Prior to the issuance of this rule, if a U.S. entity exported an ITAR-controlled item to a foreign end-user who then wanted to transfer the item to its dual national and third-country national employees, significant restrictions applied to the foreign end-user.  The previous policy conflicted with foreign human rights laws and created unnecessary administrative burden, as articulated by an overwhelming majority of commenting parties. The addition of ITAR § 126.18 seeks to address this issue.

New Exemption

The new ITAR § 126.18 creates an exemption for intra-company, intra-organization, and intra-government transfers of "unclassified defense articles, which includes technical data" to "dual nationals or third-country nationals who are bona fide regular employees, directly employed by the foreign consignee or end-user." Despite nearly a third of commenting parties' recommendation, DDTC would not explicitly add defense services to the scope of the exemption. However, it seems that the exemption could still apply "if the contemplated defense service involves defense articles already licensed to the company." DDTC expanded "regular employee" to include workers who have a "long-term contractual relationship" with licensed end-users in § 120.39.

Exemption Requirements

The § 126.18 exemption is subject to the following requirements.
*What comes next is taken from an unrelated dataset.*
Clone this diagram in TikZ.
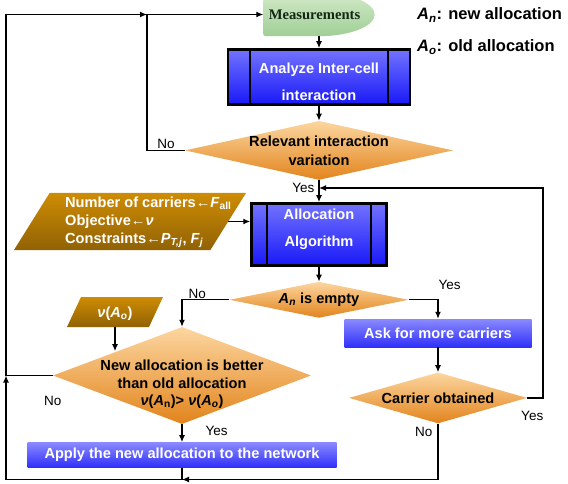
\documentclass[tikz,border=0pt]{standalone}
\usepackage{fontspec}
\setmainfont{Liberation Sans}
\newfontfamily\measfont{Liberation Serif}
\definecolor{procTop}{RGB}{115,115,255}
\definecolor{procBot}{RGB}{25,25,248}
\definecolor{actTop}{RGB}{138,138,255}
\definecolor{actBot}{RGB}{48,48,250}
\definecolor{decTop}{RGB}{252,214,160}
\definecolor{decBot}{RGB}{226,132,28}
\definecolor{dataTop}{RGB}{206,140,4}
\definecolor{dataBot}{RGB}{145,98,4}
\definecolor{measTop}{RGB}{210,234,200}
\definecolor{measBot}{RGB}{160,206,150}
\definecolor{measText}{RGB}{20,38,20}
\usetikzlibrary{calc}
\usetikzlibrary{positioning}
\usetikzlibrary{shapes.geometric,arrows.meta,backgrounds}

\tikzset{
  base/.style={font=\bfseries\fontsize{14.6}{17.5}\selectfont, inner sep=0pt, align=center},
  procbox/.style={base, font=\bfseries\fontsize{14.6}{27}\selectfont, text=white, draw=black, line width=2.5pt, top color=procTop, bottom color=procBot},
  actbox/.style={base, text=white, top color=actTop, bottom color=actBot},
  decision/.style={base, diamond, top color=decTop, bottom color=decBot},
  databox/.style={base, trapezium, trapezium left angle=#1, trapezium right angle=180-#1, text=white, top color=dataTop, bottom color=dataBot},
  meas/.style={minimum width=111pt, minimum height=43pt, inner sep=0pt, text=measText, font=\measfont\bfseries\fontsize{14.6}{17}\selectfont},
  lbl/.style={font=\fontsize{13.5}{16}\selectfont, inner sep=1pt},
  legend/.style={font=\bfseries\fontsize{16.5}{20}\selectfont, anchor=west, inner sep=0pt},
  flow/.style={line width=1.3pt, ->}
}

\begin{document}
\begin{tikzpicture}[x=1pt, y=-1pt, >={Latex[length=7pt,width=6pt]}]
  \useasboundingbox (0,0) rectangle (568,484);

  \node [meas] (meas) at (319,14.5) {Measurements\hspace*{9pt}};
  \begin{scope}[on background layer]
    \shade [top color=measTop, bottom color=measBot]
      (meas.north west) -- ($(meas.south west)+(0,-5)$) .. controls (meas.south west) .. ($(meas.south west)+(5,0)$)
      -- (meas.south) .. controls +(30.6,0) and +(0,11.9) .. (meas.east)
      .. controls +(0,-11.9) and +(30.6,0) .. (meas.north) -- cycle;
  \end{scope}

  \node [procbox, minimum width=182pt, minimum height=55pt, below=12pt of meas] (analyze) {\rule{0pt}{20.6pt}Analyze Inter-cell\\interaction};
  \node [decision, font=\bfseries\fontsize{14.6}{19}\selectfont, minimum width=268pt, minimum height=59pt, shape aspect=4.54, inner sep=-6pt, below=15pt of analyze] (relevant) {Relevant interaction\\variation};
  \node [procbox, minimum width=135pt, minimum height=62pt, below=22pt of relevant] (alloc) {Allocation\\Algorithm\rule[-13.5pt]{0pt}{0pt}};
  \node [decision, minimum width=179pt, minimum height=36pt, shape aspect=4.97, inner sep=-4pt, below=15pt of alloc] (empty) {\textit{A}\textsubscript{\textit{n}} is empty};

  \node [actbox, minimum width=187pt, minimum height=28pt] at (438,333) (ask) {Ask for more carriers};
  \node [decision, minimum width=178pt, minimum height=51pt, shape aspect=3.49, inner sep=-4pt, below=25pt of ask] (carrier) {Carrier obtained};

  \node [decision, minimum width=258pt, minimum height=97pt, shape aspect=2.66, inner sep=-14pt] at (182,375.5) (better) {\rule{0pt}{28.6pt}New allocation is better\\than old allocation\\\textit{ν}(\textit{A}\textsubscript{n})> \textit{ν}(\textit{A}\textsubscript{\textit{o}})};
  \node [actbox, minimum width=309pt, minimum height=25pt, below=18pt of better] (apply) {Apply the new allocation to the network};

  % inputs
  \node [databox=58, text width=160.8pt, text height=57pt, text depth=0pt] at (130,221.5) (inp) {};
  \node [base, font=\bfseries\fontsize{14.6}{18}\selectfont, text=white, align=left, anchor=west] at (65,222) (inptext) {Number of carriers←\textit{F}\textsubscript{all}\\Objective←\textit{ν}\\Constraints←\textit{P}\textsubscript{\textit{T,j}}, \textit{F}\textsubscript{\textit{j}}};
  \node [databox=65, text width=68pt, text height=20pt, text depth=10pt] at (115,312) (nuin) {\textit{ν}(\textit{A}\textsubscript{\textit{o}})};

  \node [legend] at (417,15) (legn) {\textit{A}\textsubscript{\textit{n}}: new allocation};
  \node [legend] at (417,47) (lego) {\textit{A}\textsubscript{\textit{o}}: old allocation};

  \foreach \proc/\inset in {analyze/23, alloc/17} {
    \draw [line width=2.2pt] ([xshift=\inset pt]\proc.north west) -- ([xshift=\inset pt]\proc.south west);
    \draw [line width=2.2pt] ([xshift=-\inset pt]\proc.north east) -- ([xshift=-\inset pt]\proc.south east);
  }

  \coordinate (jointop) at (147,14.5);
  \coordinate (joinl) at (6,375.5);
  \coordinate (joinb) at (182,479.5);
  \coordinate (joinm) at ($(relevant.south)!0.36!(alloc.north)$);
  \coordinate (rloop) at ($(joinm)+(224,0)$);

  \draw [flow] (meas.south) -- (analyze.north);
  \draw [flow] (analyze.south) -- (relevant.north);
  \draw [flow] (relevant.west) -| node [lbl, pos=0.25, above] {No} (jointop) -- (meas.west);
  \draw [flow] (relevant.south) -- node [lbl, pos=0.35, left=3pt] {Yes} (alloc.north);
  \draw [flow] (inp.east) -- (inp.east -| alloc.west);
  \draw [flow] (alloc.south) -- (empty.north);
  \draw [flow] (empty.west) -| node [lbl, pos=0.34, above] {No} (better.north);
  \draw [flow] (empty.east) -| node [lbl, pos=0.5, anchor=south west, xshift=-1pt, yshift=9pt] {Yes} (ask.north);
  \draw [flow] (ask.south) -- (carrier.north);
  \draw [flow] (carrier.east) -| node [lbl, pos=0.16, below=12pt] {Yes} (rloop) -- (joinm);
  \draw [flow] (carrier.south) |- node [lbl, pos=0.07, left=4pt] {No} (joinb);
  \draw [flow] (nuin.south) -- (nuin.south |- better.north west);
  \draw [flow] (better.south) -- node [lbl, pos=0.4, right=22pt] {Yes} (apply.north);
  \draw [flow] (better.west) -- node [lbl, pos=0, below=19pt] {No} (joinl) |- (jointop);
  \draw [flow] (apply.south) -- (joinb) -| (joinl);
\end{tikzpicture}
\end{document}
  • The transfer must take place within the country where the end-user is located;
  • The transfer must be within the scope of an approved export license; and
  • The foreign entity must have "effective procedures" to prevent diversion to unauthorized entities or purposes.   

The foreign entity must fulfill two conditions to satisfy "effective procedures." First, the host country must approve a security clearance for its employees. Second, the end-user must have a process of screening its employees and requiring them to sign a Non-Disclosure Agreement. This screening must include checking employees for "substantive contacts" with restricted or prohibited countries listed in § 126.1. Records of the screening must be maintained for five years and available to DDTC upon request.